Cette carrière d’administratrice générale de théâtre, loin de lui suffire, accentue sa soif de projets. Elle monte par exemple Refuge pour temps d’orage de Patrick de Carolis, dans ce qui s’appelait encore à l’époque le Petit-Hébertot, ou encore Opening Night à la Porte-Saint-Martin, avec Marie-Christine Barrault. « Plus qu’une production de projet, ce fut un accompagnement intégral ! Ce qui m’intéresse, c’est d’avoir une connaissance de tous les ingrédients, afin de tester des associations qui, a priori, ne sont pas d’emblée évidentes. »
Mettre les dramaturges au centre
Lorsque Stéphane Deplus l’approche pour ouvrir une collection théâtrale au sein des éditions Dacres, non seulement Patricia Hostein n’hésite pas une seconde, mais elle décide d’en créer deux : Les Quinquets – qui réunit des pièces jouées – et L’Envers du décor, qui collige des pièces qui ne demandent qu’à être jouées. « Leur existence papier manifeste qu’elles sont importantes pour aujourd’hui, qu’elles ont une valeur littéraire. »
Avant son arrivée, Dacres n’avait publié qu’une seule pièce : La femme silencieuse, d’Esther Rotenberg.

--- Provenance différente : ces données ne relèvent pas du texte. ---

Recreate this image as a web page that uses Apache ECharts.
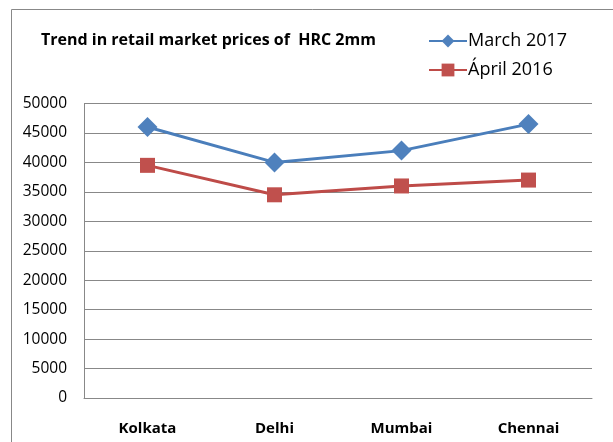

Dorénavant, Patricia Hostein envisage d’en éditer plus d’une dizaine par an : Le Meilleur Professeur de Daniel Besse, auteur qu’elle rencontra dans sa jeunesse, au lycée de Libourne, Un jeu de sept familles d’Isabelle Kauffmann, pompierS de Jean-Benoît Patricot…
Lorsque nous lui demandons pourquoi elle est passée de l’administration et de la production à l’édition, la voilà qui relève la tête, le verbe haut : « J’ai toujours défendu les auteurs, ayant eu la chance de travailler avec des directeurs de théâtre qui, comme Gérard Caillaud, mettaient au centre les dramaturges. »
Une vivante acharnée
Patricia Hostein l’affirme, « la générosité passe avant même le talent », car c’est ainsi que des projets ambitieux voient le jour. Il y a une adéquation intime entre son caractère et sa manière d’exercer son nouveau travail : les rares moments de temps libre sont dédiés à la convivialité, à brasser les personnalités, à susciter les rencontres… « J’aime être entourée, depuis toujours… Je suis pour l’éternité sur terre ! », explique-t-elle en riant. La mort lui faisant peur, elle en devient une vivante acharnée.
« Ce qui m’intéresse, c’est le côté vivant du danger, du surpassement. Rien n’est jamais acquis. » Son goût pour la prise de risque, pour les choix artistiques audacieux, pour les rencontres improbables, la conduit naturellement vers de nouveaux défis. « Ce que j’aime, c’est défendre, et en l’occurrence défendre les auteurs. »
Humanité intégrale
Inutile de chercher une ligne éditoriale objective : Patricia Hostein a librement décidé de publier la liste de ses envies. La rencontre humaine préside ses choix. « Je choisis des textes à déguster : je ne prédis pas que tous auront du succès, mais certifie que tous sont intéressants, intelligents. C’est pourquoi les auteurs que j’édite sont si différents les uns des autres. » Elle n’a qu’une exigence, que les auteurs soient des écrivains au travail, qui développent leur patte propre, sans prendre l’acte d’écrire pour un exutoire.
« Ce qui me plaît dans l’édition, c’est la communion entre l’auteur et ce qu’il écrit. » Cette recherche d’adéquation est quête d’authenticité. Patricia Hostein souhaite que l’écrivain mette le poids de son existence dans la parole qu’il prononce, qu’il scelle sur le papier.
Lorsque nous évoquons le côté intégral de son approche, un large sourire affleure aussitôt : « Intégralité est un mot que j’aime. Au fur et à mesure que nous grandissons, l’enjeu est d’entrer dans une intégralité de comportement. » Il y a quelque chose de spirituel dans cette quête d’unité intérieure qui habite sa manière d’être et habille son langage. « Ne jamais se perdre de vue », martèle-t-elle. Au-delà de la personnalité, il y a encore la fidélité entretenue.